Source records:
◇ ◇ ◇

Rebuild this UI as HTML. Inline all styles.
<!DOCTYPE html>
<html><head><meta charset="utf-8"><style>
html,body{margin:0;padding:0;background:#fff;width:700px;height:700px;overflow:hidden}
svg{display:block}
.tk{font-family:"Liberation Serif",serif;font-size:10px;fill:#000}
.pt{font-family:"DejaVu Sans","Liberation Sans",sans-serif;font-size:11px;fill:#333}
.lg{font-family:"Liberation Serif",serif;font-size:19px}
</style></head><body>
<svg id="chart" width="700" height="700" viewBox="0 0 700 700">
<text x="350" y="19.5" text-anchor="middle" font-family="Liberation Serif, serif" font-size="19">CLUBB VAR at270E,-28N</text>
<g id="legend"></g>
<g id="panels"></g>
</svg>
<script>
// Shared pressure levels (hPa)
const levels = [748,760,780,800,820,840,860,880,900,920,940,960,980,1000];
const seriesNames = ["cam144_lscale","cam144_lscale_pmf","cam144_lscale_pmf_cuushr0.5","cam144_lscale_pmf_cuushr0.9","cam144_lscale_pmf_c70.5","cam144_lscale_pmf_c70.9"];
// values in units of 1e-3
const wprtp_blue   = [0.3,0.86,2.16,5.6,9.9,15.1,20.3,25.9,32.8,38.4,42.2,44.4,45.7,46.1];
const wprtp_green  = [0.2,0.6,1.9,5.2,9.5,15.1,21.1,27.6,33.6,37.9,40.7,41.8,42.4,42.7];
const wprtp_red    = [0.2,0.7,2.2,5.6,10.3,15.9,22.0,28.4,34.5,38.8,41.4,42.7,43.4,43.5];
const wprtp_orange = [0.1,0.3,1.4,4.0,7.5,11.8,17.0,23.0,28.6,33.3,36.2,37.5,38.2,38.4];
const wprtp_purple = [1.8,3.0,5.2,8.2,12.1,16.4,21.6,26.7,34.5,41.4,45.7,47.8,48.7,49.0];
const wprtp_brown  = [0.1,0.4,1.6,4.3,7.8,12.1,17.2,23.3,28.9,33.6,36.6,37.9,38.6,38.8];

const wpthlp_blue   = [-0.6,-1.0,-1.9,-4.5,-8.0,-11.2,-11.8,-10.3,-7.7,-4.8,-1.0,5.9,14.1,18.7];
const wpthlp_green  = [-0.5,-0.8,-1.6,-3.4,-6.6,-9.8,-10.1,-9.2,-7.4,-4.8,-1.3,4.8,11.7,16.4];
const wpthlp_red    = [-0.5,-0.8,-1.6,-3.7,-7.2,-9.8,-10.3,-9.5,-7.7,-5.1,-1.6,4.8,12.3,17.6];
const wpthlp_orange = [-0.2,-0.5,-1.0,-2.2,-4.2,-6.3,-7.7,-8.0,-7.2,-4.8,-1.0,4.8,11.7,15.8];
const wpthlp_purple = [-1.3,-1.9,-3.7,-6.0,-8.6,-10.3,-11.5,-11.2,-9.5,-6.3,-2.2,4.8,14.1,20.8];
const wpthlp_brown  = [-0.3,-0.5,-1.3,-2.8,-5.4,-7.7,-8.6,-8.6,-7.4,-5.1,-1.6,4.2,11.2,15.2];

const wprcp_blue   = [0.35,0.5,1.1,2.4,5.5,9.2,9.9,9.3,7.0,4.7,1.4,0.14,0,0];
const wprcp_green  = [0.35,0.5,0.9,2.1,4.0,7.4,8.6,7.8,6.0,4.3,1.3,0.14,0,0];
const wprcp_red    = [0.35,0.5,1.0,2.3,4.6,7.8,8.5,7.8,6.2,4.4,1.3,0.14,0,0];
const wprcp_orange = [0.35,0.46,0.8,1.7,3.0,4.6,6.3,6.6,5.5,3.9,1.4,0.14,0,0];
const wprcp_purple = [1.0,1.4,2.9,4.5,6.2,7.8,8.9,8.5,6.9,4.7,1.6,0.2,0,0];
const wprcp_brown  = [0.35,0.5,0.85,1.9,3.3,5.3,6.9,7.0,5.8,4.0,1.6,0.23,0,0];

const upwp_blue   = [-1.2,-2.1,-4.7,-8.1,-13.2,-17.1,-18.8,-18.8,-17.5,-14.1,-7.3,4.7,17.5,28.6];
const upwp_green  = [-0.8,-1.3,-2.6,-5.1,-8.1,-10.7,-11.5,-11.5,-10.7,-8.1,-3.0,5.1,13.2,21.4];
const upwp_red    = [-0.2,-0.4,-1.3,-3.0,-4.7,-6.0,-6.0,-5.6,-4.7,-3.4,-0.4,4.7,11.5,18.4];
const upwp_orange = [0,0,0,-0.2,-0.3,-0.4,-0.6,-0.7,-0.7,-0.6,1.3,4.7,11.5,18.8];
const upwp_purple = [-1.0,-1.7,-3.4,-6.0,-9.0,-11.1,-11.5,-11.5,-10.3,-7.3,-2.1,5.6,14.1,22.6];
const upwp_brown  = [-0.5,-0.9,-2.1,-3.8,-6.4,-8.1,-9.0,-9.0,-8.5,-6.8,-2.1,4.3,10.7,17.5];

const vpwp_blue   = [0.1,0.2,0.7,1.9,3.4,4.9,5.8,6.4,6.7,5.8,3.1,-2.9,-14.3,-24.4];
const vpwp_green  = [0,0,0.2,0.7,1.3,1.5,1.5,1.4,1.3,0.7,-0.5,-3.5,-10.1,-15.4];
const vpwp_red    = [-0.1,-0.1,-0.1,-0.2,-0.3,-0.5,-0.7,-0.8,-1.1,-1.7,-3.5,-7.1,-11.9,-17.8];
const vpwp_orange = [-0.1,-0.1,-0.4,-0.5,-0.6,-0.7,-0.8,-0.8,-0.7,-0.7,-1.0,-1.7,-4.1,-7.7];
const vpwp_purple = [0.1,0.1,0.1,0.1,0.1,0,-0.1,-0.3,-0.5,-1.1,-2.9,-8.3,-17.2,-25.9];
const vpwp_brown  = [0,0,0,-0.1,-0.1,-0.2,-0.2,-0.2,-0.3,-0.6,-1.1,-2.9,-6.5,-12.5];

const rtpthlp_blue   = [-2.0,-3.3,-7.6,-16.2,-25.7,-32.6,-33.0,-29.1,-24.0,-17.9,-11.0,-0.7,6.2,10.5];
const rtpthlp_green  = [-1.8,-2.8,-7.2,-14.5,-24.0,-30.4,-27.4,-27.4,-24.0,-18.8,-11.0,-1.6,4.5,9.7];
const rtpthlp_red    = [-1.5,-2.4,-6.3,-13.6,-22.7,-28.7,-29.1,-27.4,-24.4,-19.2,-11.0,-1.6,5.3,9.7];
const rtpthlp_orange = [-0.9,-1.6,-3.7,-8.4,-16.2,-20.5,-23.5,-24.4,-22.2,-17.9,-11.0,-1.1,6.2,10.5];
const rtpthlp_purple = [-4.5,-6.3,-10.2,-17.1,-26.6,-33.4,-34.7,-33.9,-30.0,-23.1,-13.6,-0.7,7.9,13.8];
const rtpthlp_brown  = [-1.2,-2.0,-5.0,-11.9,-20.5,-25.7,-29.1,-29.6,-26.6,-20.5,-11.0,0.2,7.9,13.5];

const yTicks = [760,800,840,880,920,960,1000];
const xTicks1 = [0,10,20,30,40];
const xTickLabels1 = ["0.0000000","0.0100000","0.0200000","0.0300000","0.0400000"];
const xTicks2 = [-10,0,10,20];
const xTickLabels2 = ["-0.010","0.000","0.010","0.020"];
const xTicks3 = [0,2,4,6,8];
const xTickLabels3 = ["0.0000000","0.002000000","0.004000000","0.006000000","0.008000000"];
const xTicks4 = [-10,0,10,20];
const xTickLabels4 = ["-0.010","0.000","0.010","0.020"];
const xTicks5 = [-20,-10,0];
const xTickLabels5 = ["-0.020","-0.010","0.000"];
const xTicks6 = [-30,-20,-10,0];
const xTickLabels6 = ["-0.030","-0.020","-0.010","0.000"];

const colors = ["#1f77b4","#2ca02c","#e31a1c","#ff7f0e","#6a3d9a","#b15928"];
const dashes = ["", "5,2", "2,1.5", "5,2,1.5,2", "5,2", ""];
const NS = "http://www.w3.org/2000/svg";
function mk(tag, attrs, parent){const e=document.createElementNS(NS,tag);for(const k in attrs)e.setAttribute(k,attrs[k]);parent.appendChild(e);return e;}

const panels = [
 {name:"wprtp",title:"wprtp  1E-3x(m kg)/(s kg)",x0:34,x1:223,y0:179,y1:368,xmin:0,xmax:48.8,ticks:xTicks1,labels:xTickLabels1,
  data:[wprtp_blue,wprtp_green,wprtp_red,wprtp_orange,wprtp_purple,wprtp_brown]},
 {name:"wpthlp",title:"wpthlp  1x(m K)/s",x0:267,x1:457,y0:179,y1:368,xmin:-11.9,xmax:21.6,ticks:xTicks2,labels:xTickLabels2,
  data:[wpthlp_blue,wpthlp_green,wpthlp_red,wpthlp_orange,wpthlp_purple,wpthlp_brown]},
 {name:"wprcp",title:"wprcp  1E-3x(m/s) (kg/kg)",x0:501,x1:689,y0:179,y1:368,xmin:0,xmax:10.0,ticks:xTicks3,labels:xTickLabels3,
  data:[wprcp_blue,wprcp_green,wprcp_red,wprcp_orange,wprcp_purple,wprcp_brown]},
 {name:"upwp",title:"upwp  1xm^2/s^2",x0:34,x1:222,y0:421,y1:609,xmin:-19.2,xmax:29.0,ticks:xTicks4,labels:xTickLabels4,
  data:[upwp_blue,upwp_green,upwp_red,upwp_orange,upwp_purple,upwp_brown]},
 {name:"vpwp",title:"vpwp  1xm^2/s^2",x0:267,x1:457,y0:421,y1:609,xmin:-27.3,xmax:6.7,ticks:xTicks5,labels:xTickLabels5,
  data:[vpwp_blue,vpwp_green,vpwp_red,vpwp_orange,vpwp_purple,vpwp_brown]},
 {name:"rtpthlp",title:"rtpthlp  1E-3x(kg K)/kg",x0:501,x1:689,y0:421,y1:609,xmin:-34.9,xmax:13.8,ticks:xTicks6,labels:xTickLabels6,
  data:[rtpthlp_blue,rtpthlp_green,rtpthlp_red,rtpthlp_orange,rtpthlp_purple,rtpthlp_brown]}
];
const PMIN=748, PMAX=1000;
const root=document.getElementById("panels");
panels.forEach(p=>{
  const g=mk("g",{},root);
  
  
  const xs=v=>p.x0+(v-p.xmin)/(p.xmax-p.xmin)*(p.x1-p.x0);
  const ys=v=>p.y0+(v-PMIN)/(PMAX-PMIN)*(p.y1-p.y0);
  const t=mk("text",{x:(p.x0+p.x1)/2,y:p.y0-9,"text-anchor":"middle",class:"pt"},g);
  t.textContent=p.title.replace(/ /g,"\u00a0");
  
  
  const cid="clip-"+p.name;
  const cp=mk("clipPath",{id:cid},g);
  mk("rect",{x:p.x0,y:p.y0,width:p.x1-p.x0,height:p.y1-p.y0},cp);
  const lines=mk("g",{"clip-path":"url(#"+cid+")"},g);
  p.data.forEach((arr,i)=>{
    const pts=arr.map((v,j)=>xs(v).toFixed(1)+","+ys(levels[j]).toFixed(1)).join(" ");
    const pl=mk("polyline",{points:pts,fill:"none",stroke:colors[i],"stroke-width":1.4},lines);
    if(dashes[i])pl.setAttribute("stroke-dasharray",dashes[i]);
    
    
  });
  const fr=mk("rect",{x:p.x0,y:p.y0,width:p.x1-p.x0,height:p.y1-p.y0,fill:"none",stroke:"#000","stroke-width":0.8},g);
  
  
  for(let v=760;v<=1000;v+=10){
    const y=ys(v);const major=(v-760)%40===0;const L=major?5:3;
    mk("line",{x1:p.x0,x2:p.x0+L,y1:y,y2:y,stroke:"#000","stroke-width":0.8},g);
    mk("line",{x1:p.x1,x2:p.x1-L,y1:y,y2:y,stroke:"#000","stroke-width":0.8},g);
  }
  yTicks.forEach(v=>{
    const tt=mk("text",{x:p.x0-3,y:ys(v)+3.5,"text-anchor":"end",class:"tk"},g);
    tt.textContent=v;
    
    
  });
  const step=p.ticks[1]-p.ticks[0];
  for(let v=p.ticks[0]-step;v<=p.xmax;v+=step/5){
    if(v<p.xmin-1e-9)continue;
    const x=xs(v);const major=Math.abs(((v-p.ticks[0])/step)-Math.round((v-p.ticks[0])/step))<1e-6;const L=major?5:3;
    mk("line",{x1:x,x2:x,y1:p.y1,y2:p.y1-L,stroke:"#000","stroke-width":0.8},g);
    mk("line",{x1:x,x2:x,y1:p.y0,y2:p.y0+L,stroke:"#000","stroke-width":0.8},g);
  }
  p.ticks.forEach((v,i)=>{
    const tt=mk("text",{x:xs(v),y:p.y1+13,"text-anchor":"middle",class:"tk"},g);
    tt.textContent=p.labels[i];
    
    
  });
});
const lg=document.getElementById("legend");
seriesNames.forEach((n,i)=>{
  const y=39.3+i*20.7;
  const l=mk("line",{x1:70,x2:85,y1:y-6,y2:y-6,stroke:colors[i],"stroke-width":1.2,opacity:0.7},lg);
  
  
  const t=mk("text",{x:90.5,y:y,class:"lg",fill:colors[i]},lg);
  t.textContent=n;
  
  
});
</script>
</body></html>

◇ ◇ ◇

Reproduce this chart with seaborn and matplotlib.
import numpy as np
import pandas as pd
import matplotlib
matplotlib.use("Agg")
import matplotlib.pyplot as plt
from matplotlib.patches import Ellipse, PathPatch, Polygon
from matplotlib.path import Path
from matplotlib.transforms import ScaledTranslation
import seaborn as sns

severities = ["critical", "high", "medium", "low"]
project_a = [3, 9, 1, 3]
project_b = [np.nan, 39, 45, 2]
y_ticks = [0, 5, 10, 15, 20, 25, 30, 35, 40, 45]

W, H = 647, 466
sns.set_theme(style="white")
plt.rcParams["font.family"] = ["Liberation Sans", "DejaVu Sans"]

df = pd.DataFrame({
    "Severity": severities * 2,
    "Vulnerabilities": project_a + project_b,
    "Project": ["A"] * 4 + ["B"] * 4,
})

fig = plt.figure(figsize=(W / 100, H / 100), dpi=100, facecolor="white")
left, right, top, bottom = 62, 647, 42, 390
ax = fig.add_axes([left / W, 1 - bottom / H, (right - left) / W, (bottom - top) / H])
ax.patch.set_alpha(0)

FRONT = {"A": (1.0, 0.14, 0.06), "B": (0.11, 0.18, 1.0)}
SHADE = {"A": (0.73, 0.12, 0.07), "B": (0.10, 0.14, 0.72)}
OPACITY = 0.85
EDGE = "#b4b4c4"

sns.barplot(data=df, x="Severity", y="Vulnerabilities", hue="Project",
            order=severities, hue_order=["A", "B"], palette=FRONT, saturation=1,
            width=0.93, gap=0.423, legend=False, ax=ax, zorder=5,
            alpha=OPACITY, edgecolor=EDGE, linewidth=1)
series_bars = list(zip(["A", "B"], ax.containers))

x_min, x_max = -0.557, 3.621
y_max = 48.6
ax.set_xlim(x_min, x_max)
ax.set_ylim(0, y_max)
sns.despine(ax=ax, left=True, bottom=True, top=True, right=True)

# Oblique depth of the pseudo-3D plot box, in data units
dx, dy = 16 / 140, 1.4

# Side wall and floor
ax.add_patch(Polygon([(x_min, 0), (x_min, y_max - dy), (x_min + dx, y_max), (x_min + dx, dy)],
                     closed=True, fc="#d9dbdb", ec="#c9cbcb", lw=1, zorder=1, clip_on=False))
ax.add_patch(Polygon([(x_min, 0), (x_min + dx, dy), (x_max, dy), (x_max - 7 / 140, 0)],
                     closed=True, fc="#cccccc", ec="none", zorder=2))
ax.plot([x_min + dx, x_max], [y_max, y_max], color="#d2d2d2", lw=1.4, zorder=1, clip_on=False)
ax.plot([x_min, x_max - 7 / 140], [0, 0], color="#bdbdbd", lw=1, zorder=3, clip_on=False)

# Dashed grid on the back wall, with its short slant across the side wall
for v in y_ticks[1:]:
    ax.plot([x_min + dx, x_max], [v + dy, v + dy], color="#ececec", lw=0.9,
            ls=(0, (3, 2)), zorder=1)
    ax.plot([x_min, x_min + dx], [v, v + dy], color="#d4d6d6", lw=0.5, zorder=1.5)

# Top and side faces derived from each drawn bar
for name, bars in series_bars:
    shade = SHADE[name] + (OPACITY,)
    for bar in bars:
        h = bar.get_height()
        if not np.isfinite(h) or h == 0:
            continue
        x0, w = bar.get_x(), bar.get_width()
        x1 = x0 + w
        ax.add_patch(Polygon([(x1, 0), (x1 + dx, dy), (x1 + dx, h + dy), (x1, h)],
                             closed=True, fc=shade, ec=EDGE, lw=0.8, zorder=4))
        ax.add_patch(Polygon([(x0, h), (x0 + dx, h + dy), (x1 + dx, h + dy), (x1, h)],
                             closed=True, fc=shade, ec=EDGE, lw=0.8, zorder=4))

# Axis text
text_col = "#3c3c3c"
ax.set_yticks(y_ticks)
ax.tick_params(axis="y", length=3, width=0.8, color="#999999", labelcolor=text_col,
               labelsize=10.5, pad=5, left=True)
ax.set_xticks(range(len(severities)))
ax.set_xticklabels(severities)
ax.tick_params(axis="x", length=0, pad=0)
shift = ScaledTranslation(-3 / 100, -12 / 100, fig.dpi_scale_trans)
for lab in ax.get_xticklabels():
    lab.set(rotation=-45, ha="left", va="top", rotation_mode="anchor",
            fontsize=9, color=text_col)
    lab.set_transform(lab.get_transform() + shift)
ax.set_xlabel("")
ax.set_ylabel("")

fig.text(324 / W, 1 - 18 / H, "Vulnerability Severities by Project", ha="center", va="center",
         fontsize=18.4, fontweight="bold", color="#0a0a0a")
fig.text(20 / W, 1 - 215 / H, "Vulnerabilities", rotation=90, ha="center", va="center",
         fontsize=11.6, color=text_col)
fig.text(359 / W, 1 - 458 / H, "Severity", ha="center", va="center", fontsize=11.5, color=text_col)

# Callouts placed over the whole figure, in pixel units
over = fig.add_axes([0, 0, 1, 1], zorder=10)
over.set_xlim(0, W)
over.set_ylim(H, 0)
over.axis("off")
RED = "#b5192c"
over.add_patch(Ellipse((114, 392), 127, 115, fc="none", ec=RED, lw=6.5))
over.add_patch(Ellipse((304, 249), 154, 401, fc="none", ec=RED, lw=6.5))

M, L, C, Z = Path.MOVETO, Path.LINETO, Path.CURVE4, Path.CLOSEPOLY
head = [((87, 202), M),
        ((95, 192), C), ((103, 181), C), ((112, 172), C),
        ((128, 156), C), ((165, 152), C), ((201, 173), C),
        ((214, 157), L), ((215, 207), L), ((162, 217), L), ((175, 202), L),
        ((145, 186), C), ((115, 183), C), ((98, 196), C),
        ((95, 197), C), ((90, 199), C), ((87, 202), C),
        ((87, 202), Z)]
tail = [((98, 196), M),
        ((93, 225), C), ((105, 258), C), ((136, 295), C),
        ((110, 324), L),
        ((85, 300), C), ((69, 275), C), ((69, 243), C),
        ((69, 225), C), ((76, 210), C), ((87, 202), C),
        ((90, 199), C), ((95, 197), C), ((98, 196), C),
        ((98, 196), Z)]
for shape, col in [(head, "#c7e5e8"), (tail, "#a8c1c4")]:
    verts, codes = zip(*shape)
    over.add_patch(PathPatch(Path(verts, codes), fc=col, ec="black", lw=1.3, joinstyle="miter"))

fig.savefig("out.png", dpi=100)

◇ ◇ ◇

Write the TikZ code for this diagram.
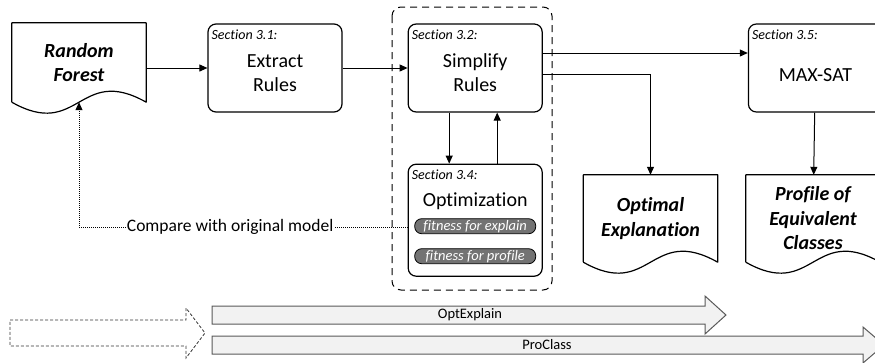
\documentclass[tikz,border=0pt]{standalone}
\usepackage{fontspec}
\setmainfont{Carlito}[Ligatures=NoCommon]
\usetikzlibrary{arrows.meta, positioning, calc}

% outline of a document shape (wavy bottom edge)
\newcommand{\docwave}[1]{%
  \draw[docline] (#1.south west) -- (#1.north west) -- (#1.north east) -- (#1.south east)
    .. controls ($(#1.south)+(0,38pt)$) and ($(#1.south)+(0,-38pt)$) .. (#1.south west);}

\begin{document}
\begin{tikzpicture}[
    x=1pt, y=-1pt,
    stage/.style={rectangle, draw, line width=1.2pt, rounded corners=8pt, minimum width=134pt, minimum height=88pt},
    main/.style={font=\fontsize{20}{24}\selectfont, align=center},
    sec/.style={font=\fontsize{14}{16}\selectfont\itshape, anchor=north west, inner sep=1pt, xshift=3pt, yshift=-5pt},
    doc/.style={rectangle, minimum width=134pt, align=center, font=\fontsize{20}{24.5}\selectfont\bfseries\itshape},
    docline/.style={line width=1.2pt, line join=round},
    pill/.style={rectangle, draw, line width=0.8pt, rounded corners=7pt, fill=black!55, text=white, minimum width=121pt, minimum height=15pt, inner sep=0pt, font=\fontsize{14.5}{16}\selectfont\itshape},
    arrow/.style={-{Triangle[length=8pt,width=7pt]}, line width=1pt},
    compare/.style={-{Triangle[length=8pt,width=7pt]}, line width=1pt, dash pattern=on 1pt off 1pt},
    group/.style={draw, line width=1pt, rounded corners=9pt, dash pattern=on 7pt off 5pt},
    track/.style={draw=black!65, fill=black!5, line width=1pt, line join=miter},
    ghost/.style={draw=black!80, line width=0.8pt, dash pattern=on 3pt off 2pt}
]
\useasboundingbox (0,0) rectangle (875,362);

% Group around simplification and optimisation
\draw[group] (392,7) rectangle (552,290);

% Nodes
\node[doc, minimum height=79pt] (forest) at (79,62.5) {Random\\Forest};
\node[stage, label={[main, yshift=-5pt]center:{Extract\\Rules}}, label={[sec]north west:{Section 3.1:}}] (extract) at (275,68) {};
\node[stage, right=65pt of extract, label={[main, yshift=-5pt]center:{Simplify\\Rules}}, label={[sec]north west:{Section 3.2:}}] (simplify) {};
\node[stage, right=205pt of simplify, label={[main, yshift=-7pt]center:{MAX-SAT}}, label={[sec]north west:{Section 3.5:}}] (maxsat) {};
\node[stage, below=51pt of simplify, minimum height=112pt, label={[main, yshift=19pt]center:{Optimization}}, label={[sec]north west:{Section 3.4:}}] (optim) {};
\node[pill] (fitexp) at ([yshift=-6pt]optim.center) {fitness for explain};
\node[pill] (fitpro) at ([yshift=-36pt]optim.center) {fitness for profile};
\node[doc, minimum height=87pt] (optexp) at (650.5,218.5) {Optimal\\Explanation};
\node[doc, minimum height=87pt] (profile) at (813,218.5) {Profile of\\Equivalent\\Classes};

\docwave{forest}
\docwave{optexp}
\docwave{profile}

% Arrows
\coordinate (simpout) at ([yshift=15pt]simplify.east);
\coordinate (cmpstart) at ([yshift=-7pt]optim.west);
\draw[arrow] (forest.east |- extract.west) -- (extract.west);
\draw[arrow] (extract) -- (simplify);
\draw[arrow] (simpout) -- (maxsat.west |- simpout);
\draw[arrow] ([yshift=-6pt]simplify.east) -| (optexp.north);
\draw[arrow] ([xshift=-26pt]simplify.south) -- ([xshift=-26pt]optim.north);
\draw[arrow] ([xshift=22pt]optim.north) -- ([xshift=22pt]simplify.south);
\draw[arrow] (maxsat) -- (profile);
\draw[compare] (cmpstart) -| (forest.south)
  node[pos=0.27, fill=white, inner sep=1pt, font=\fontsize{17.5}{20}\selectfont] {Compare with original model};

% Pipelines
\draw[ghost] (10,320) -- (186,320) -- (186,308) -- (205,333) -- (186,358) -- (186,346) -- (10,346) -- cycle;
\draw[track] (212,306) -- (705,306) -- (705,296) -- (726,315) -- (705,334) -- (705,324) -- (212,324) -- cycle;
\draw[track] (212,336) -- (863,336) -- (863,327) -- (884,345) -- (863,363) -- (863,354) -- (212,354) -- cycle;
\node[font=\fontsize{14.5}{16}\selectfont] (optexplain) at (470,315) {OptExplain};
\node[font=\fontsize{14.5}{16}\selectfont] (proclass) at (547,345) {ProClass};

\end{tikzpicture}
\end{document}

◇ ◇ ◇

** Problem statement **
Identify the lines in the entries that hold "with" and return each one.

** Exercise solution **
Reproduce this chart with seaborn and matplotlib.
# Dashed grid on the back wall, with its short slant across the side wall
  node[pos=0.27, fill=white, inner sep=1pt, font=\fontsize{17.5}{20}\selectfont] {Compare with original model};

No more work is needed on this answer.